Out of all the projects I've seen spawn from the Handmade Hero community this is definitely the one I look forward to the most. Even if it's half as functional as gdb if you have a nice user interface and everything is solid then it's a huge step forward in my book. With how annoyed I get of windows nowadays I can't wait for the day that I can really develop on a Linux based platform. The last thing I really lack is a good debugger.

I can't say I know all that much about debugging or disassembly but I wouldn't mind putting a decent amount of time and effort towards this project if it would help. Let me know if you have anything that I might be able to help with!
Thanks Taylor.

Due to a busy period at work and now some problems with my machine at home, I haven't made much progress of late. I had been hoping to get down to serious work over the Christmas, but alas the replacement parts I have ordered are almost as unstable as those they replaced.

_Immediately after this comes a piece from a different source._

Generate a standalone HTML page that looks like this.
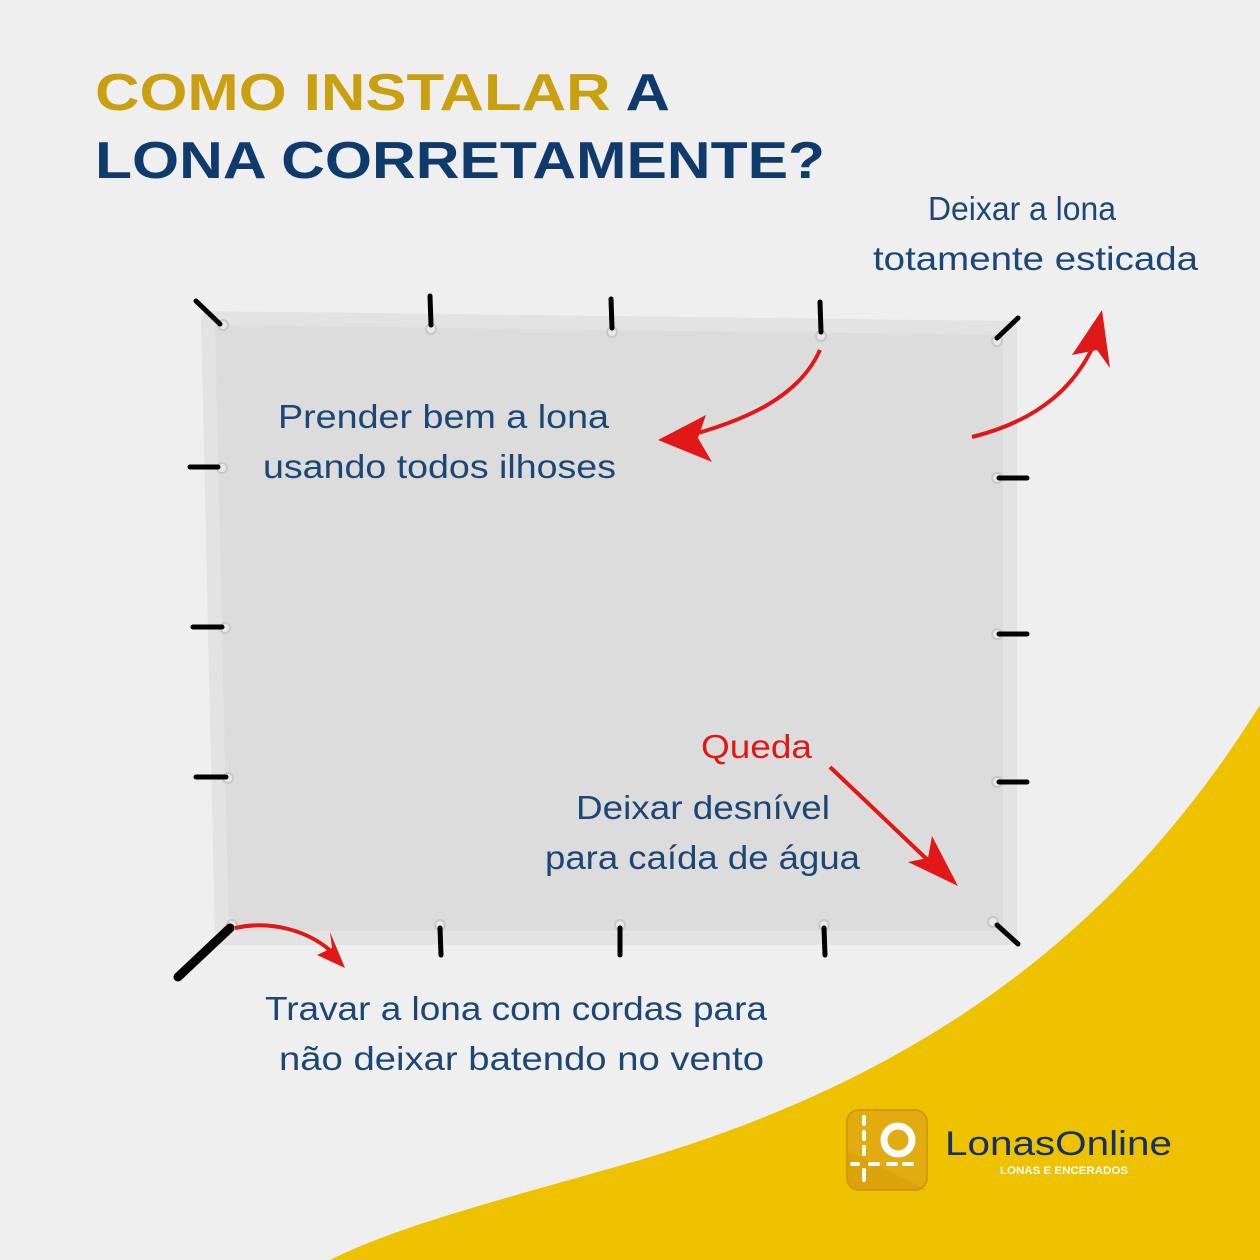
<!DOCTYPE html>
<html><head><meta charset="utf-8"><style>
html,body{margin:0;padding:0;background:#efefef}
svg{display:block}
.t{font-family:"Liberation Sans",sans-serif;font-size:33px;fill:#1c4775}
</style></head><body>
<svg width="1260" height="1260" viewBox="0 0 1260 1260" xmlns="http://www.w3.org/2000/svg">
<rect width="1260" height="1260" fill="#efefef"/>
<path d="M1260,705 C1150,880 980,1060 640,1160 C500,1200 400,1225 330,1260 L1260,1260 Z" fill="#efc200"/>
<polygon points="208,318 1010,328 1010,938 222,938" fill="#dcdcdc" stroke="#e3e3e3" stroke-width="14" stroke-linejoin="round"/>
<text x="95" y="110" font-family="Liberation Sans,sans-serif" font-weight="bold" font-size="52" fill="#c9a010" textLength="575" lengthAdjust="spacingAndGlyphs">COMO INSTALAR <tspan fill="#0f3a6c">A</tspan></text>
<text x="95" y="178" font-family="Liberation Sans,sans-serif" font-weight="bold" font-size="52" fill="#0f3a6c" textLength="730" lengthAdjust="spacingAndGlyphs">LONA CORRETAMENTE?</text>
<g fill="#e8e8e8" stroke="#c8c8c8" stroke-width="2">
<circle cx="223" cy="325" r="5"/><circle cx="431" cy="329" r="5"/><circle cx="612" cy="332" r="5"/><circle cx="821" cy="336" r="5"/><circle cx="997" cy="341" r="5"/>
<circle cx="222" cy="468" r="5"/><circle cx="225" cy="628" r="5"/><circle cx="228" cy="778" r="5"/><circle cx="232" cy="925" r="5"/>
<circle cx="997" cy="478" r="5"/><circle cx="997" cy="634" r="5"/><circle cx="997" cy="782" r="5"/><circle cx="993" cy="922" r="5"/>
<circle cx="440" cy="925" r="5"/><circle cx="620" cy="925" r="5"/><circle cx="824" cy="925" r="5"/>
</g>
<g stroke="#000" stroke-width="5" stroke-linecap="round">
<line x1="196" y1="301" x2="220" y2="324"/>
<line x1="430" y1="296" x2="431" y2="325"/>
<line x1="611" y1="299" x2="612" y2="328"/>
<line x1="820" y1="302" x2="821" y2="332"/>
<line x1="1018" y1="318" x2="997" y2="338"/>
<line x1="190" y1="467" x2="218" y2="467"/>
<line x1="193" y1="627" x2="222" y2="627"/>
<line x1="196" y1="777" x2="226" y2="777"/>
<line x1="178" y1="977" x2="230" y2="928" stroke-width="9"/>
<line x1="440" y1="928" x2="441" y2="955"/>
<line x1="620" y1="928" x2="620" y2="955"/>
<line x1="824" y1="928" x2="825" y2="955"/>
<line x1="997" y1="925" x2="1018" y2="944"/>
<line x1="999" y1="478" x2="1027" y2="478"/>
<line x1="999" y1="634" x2="1027" y2="634"/>
<line x1="999" y1="782" x2="1027" y2="782"/>
</g>
<g stroke="#e01818" stroke-width="4" fill="none">
<path d="M820,350 C800,395 750,420 680,438"/>
<path d="M972,437 C1040,420 1080,385 1100,330"/>
<path d="M235,928 C270,920 310,930 335,955"/>
<path d="M830,767 L935,867"/>
</g>
<g fill="#e01818">
<polygon points="658,440 706,415 698,438 712,462"/>
<polygon points="1102,310 1110,368 1097,350 1072,355"/>
<polygon points="345,968 317,955 332,948 330,932"/>
<polygon points="958,886 908,862 928,858 932,836"/>
</g>
<text class="t" x="928" y="220" textLength="188" lengthAdjust="spacingAndGlyphs">Deixar a lona</text>
<text class="t" x="873" y="270" textLength="325" lengthAdjust="spacingAndGlyphs">totamente esticada</text>
<text class="t" x="278" y="428" textLength="331" lengthAdjust="spacingAndGlyphs">Prender bem a lona</text>
<text class="t" x="263" y="478" textLength="353" lengthAdjust="spacingAndGlyphs">usando todos ilhoses</text>
<text class="t" x="701" y="758" textLength="111" lengthAdjust="spacingAndGlyphs" style="fill:#e01818">Queda</text>
<text class="t" x="576" y="819" textLength="254" lengthAdjust="spacingAndGlyphs">Deixar desnível</text>
<text class="t" x="545" y="869" textLength="315" lengthAdjust="spacingAndGlyphs">para caída de água</text>
<text class="t" x="265" y="1020" textLength="502" lengthAdjust="spacingAndGlyphs">Travar a lona com cordas para</text>
<text class="t" x="279" y="1070" textLength="485" lengthAdjust="spacingAndGlyphs">não deixar batendo no vento</text>
<rect x="847" y="1110" width="80" height="80" rx="12" fill="#e2ac10" stroke="#d09a08" stroke-width="2"/>
<path d="M847,1150 L927,1190 L859,1190 Q847,1190 847,1178 Z" fill="#d49a06" opacity="0.5"/>
<g stroke="#fff" stroke-width="4" stroke-linecap="round">
<line x1="864" y1="1117" x2="864" y2="1124"/><line x1="864" y1="1132" x2="864" y2="1139"/><line x1="864" y1="1147" x2="864" y2="1154"/>
<line x1="864" y1="1170" x2="864" y2="1180"/>
<line x1="852" y1="1164" x2="858" y2="1164"/><line x1="870" y1="1164" x2="878" y2="1164"/><line x1="888" y1="1164" x2="896" y2="1164"/><line x1="904" y1="1164" x2="912" y2="1164"/>
</g>
<circle cx="898" cy="1140" r="14" fill="none" stroke="#fff" stroke-width="7"/>
<text x="945" y="1155" font-family="Liberation Sans,sans-serif" font-size="34" fill="#13306a" textLength="227" lengthAdjust="spacingAndGlyphs">LonasOnline</text>
<text x="1000" y="1174" font-family="Liberation Sans,sans-serif" font-size="11" font-weight="bold" fill="#fff" textLength="128" lengthAdjust="spacingAndGlyphs">LONAS E ENCERADOS</text>
</svg>
</body></html>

Nevertheless, I hope to forge ahead just as soon as I get things running smoothly again.
Current status:
Awesome job man!

Edited by Nikita Smith on
Looks very cool. Looking forward to trying it out first hand some time!
Progress in the last two weeks:

* Added initial support for:
- multiple compilation units
- non-contiguous code ranges in scopes
- location lists as specifiers of variable location
- C++ constructs (classes, references, etc) -- a lot more still to do on this one
* First pass refactor of DWARF expression evaluator
* Improved handling of invalid pointers when evaluating variable values
* Cleaned up code for:
- calculating unwind information
- type modifiers
* Moved to file offsets as the primary representation of instruction location
* Bug fixes

The result is more robust debugging of HMH code -- can now line-step all the way through UpdateAndRender() without error.